▶ [Short exercise]: Retype nothing but the lines from the start of the material up to and including the line with "['\u03c1=.82', '\u03c1=.76', '\u03c1=.43', '\u03c1=.57'];". Pictures don't belong in the copy.

▶ [Data block]:
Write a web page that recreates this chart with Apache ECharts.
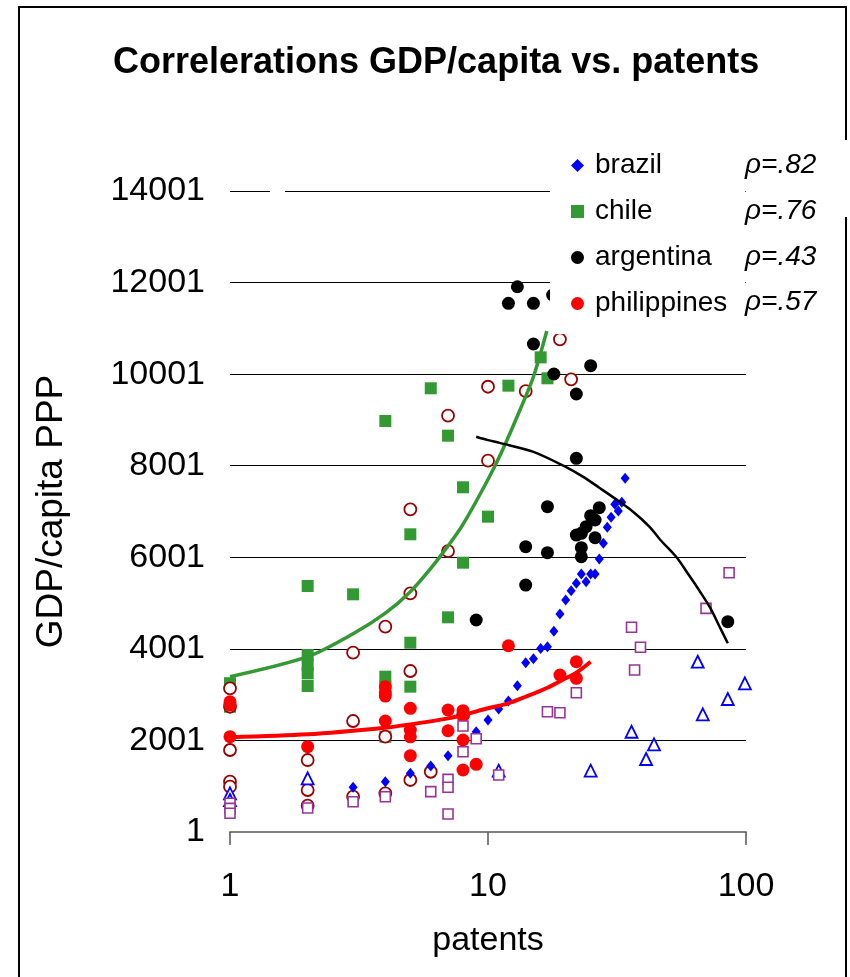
<!DOCTYPE html>
<html><head><meta charset="utf-8">
<script src="https://cdn.jsdelivr.net/npm/echarts@6/dist/echarts.min.js"></script>
<style>html,body{margin:0;padding:0;background:#fff}#c{width:850px;height:977px}</style>
</head><body><div id="c"></div>
<script>
const titleText = 'Correlerations GDP/capita vs. patents';
const xAxisName = 'patents';
const yAxisName = 'GDP/capita PPP';
const xTicks = [1, 10, 100];
const yTicks = [1, 2001, 4001, 6001, 8001, 10001, 12001, 14001];
const legendNames = ['brazil', 'chile', 'argentina', 'philippines'];
const rhoLabels = ['\u03c1=.82', '\u03c1=.76', '\u03c1=.43', '\u03c1=.57'];

// [patents, GDP/capita PPP]
const brazil = [[3,977],[4,1098],[5,1283],[6,1441],[7,1667],[9,2190],[10,2447],[11,2687],[12,2862],[13,3196],[14,3698],[15,3786],[16,4008],[17,4047],[18,4384],[19,4762],[20,5068],[21,5271],[22,5432],[23,5636],[24,5468],[25,5636],[26,5636],[27,5963],[28,6306],[29,6655],[30,6873],[31,7158],[32,7011],[33,7202],[34,7726]];
const chile = [[1,3250],[1,2737],[2,5374],[2,3866],[2,3648],[2,3466],[2,3190],[3,5192],[4,8977],[4,3393],[4,3175],[4,2082],[5,6503],[5,4135],[5,3175],[6,9692],[7,8657],[7,4690],[8,7530],[8,5883],[10,6888],[12,9749],[16,10368],[17,9910]];
const argentina = [[9,4631],[12,11547],[13,11910],[15,11547],[15,10659],[17.8,11729],[18,10004],[25,10185],[22,9567],[22,8162],[14,6232],[14,5395],[17,7106],[17,6101],[27,7084],[25,6910],[26,6815],[26,6428],[24,6669],[22,6487],[23,6524],[23,6210],[23,6013],[85,4594]];
const philippines = [[1,2846],[1,2775],[1,2082],[2,1864],[4,3175],[4,3040],[4,2970],[4,2425],[5,2703],[5,2229],[5,2080],[5,1667],[7,2665],[7,2213],[8,2650],[8,2534],[8,2010],[8,1355],[9,1479],[12,4069],[19,3430],[22,3357],[22,3720]];
const hollowCircles = [[1,3140],[1,2737],[1,1792],[1,1100],[1,990],[2,1573],[2,918],[2,575],[3,3918],[3,2425],[3,772],[4,4485],[4,2082],[4,846],[5,7048],[5,5214],[5,3517],[5,1137],[6,1317],[7,9093],[7,6137],[8,2556],[10,9726],[10,8110],[14,9632],[19,10761],[21,9888]];
const hollowSquares = [[1,628],[1,518],[1,409],[2,525],[3,662],[4,772],[6,882],[7,1151],[7,977],[7,393],[8,2316],[8,1755],[9,2039],[11,1245],[17,2628],[19,2606],[22,3043],[36,4472],[37,3539],[39,4035],[70,4886],[86,5664]];
const hollowTriangles = [[1,846],[1,700],[2,1174],[11,1340],[25,1340],[36,2191],[41,1595],[44,1916],[65,3720],[68,2571],[85,2906],[99,3249]];

// trend lines
const chileTrend = [[1,3393],[2,3830],[3,4330],[4,4780],[5,5250],[6,5760],[7,6250],[8,6720],[10,7700],[11.4,8350],[13.3,9217],[15,9944],[16.9,10943]];
const philippinesTrend = [[1,2070],[2,2134],[4,2278],[5,2352],[7,2483],[8,2556],[10,2703],[12,2812],[14,2955],[17,3152],[20,3357],[22,3480],[25,3720]];
const argentinaTrend = [[9,8634],[10,8560],[11.1,8500],[15,8304],[20,7976],[23.4,7758],[27,7520],[31.5,7260],[36.5,6996],[42.4,6660],[46.4,6390],[53.8,6000],[59.6,5640],[66,5270],[72.6,4900],[79,4485],[85,4122]];

const FF = '"Liberation Sans", Arial, sans-serif';
const chart = echarts.init(document.getElementById('c'), null, {renderer: 'canvas'});

const rowY = [165, 211, 257, 302];
const graphics = [
  {type:'rect', shape:{x:19, y:7, width:827, height:1000}, style:{fill:'none', stroke:'#000', lineWidth:2}, z:1, silent:true},
  {type:'rect', shape:{x:836, y:140, width:14, height:77}, style:{fill:'#fff'}, z:20, silent:true},
  {type:'rect', shape:{x:270, y:186, width:15, height:10}, style:{fill:'#fff'}, z:20, silent:true}
];
rhoLabels.forEach((t, i) => {
  graphics.push({type:'text', x:745, y:rowY[i], z:30, silent:true,
    style:{text:t, fill:'#000', font:'italic 28px ' + FF, textVerticalAlign:'middle', verticalAlign:'middle', textAlign:'left', align:'left'}});
});

function scatter(name, data, symbol, size, itemStyle, z) {
  return {name, type:'scatter', data, symbol, symbolSize:size, itemStyle: Object.assign({opacity: 1}, itemStyle), z, emphasis:{disabled:true}, animation:false};
}
function trend(name, data, color, width) {
  return {name, type:'line', data, smooth:0.3, showSymbol:false, symbol:'none', lineStyle:{color, width, opacity: 1}, z:4, emphasis:{disabled:true}, animation:false};
}

chart.setOption({
  animation: false,
  backgroundColor: '#fff',
  title: {text: titleText, left: 108, top: 40, textStyle: {fontSize: 36, fontWeight: 'bold', color: '#000', fontFamily: FF}},
  grid: {left: 230, right: 104, top: 191, bottom: 145, containLabel: false, outerBoundsMode: 'none'},
  legend: {
    data: legendNames, orient: 'vertical', left: 550, top: 138,
    padding: [13, 18, 16, 21], itemWidth: 13, itemHeight: 13, itemGap: 17,
    backgroundColor: '#fff', selectedMode: false, z: 10,
    itemStyle: {opacity: 1},
    textStyle: {fontSize: 28, color: '#000', fontFamily: FF, lineHeight: 29, padding: [0,0,0,6]}
  },
  xAxis: {
    type: 'log', logBase: 10, min: xTicks[0], max: xTicks[xTicks.length-1],
    axisLine: {show: true, lineStyle: {color: '#808080', width: 2}},
    axisTick: {show: true, length: 13, lineStyle: {color: '#555', width: 1.5}},
    axisLabel: {fontSize: 34, margin: 38, color: '#000', fontFamily: FF, formatter: v => String(v)},
    splitLine: {show: false},
    name: xAxisName, nameLocation: 'middle', nameGap: 92,
    nameTextStyle: {fontSize: 34, color: '#000', fontFamily: FF},
    z: 5
  },
  yAxis: {
    type: 'value', min: yTicks[0], max: yTicks[yTicks.length-1], interval: yTicks[1] - yTicks[0],
    axisLine: {show: false}, axisTick: {show: false},
    axisLabel: {fontSize: 34, margin: 25, color: '#000', fontFamily: FF, formatter: v => String(v)},
    splitLine: {show: true, lineStyle: {color: '#000', width: 1}},
    name: yAxisName, nameLocation: 'middle', nameGap: 160, nameRotate: 90,
    nameTextStyle: {fontSize: 37, color: '#000', fontFamily: FF}
  },
  graphic: graphics,
  series: [
    scatter('chile', chile, 'rect', 12, {color: '#339933'}, 2),
    scatter('hollow circles', hollowCircles, 'circle', 12, {color: '#fff', borderColor: '#990000', borderWidth: 1.8}, 2),
    scatter('brazil', brazil, 'diamond', [9, 11], {color: '#0000ff'}, 2),
    scatter('hollow triangles', hollowTriangles, 'triangle', 12, {color: '#fff', borderColor: '#0000ff', borderWidth: 1.8}, 2),
    scatter('philippines', philippines, 'circle', 13, {color: '#ff0000'}, 2),
    scatter('hollow squares', hollowSquares, 'rect', 10, {color: '#fff', borderColor: '#993399', borderWidth: 1.6}, 2),
    scatter('argentina', argentina, 'circle', 13, {color: '#000'}, 2),
    trend('chile trend', chileTrend, '#339933', 3.5),
    trend('argentina trend', argentinaTrend, '#000', 2.5),
    trend('philippines trend', philippinesTrend, '#ff0000', 4)
  ]
});
</script>
</body></html>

▶ [Solution for this exercise]:
Write a web page that recreates this chart with Apache ECharts.
<!DOCTYPE html>
<html><head><meta charset="utf-8">
<script src="https://cdn.jsdelivr.net/npm/echarts@6/dist/echarts.min.js"></script>
<style>html,body{margin:0;padding:0;background:#fff}#c{width:850px;height:977px}</style>
</head><body><div id="c"></div>
<script>
const titleText = 'Correlerations GDP/capita vs. patents';
const xAxisName = 'patents';
const yAxisName = 'GDP/capita PPP';
const xTicks = [1, 10, 100];
const yTicks = [1, 2001, 4001, 6001, 8001, 10001, 12001, 14001];
const legendNames = ['brazil', 'chile', 'argentina', 'philippines'];
const rhoLabels = ['\u03c1=.82', '\u03c1=.76', '\u03c1=.43', '\u03c1=.57'];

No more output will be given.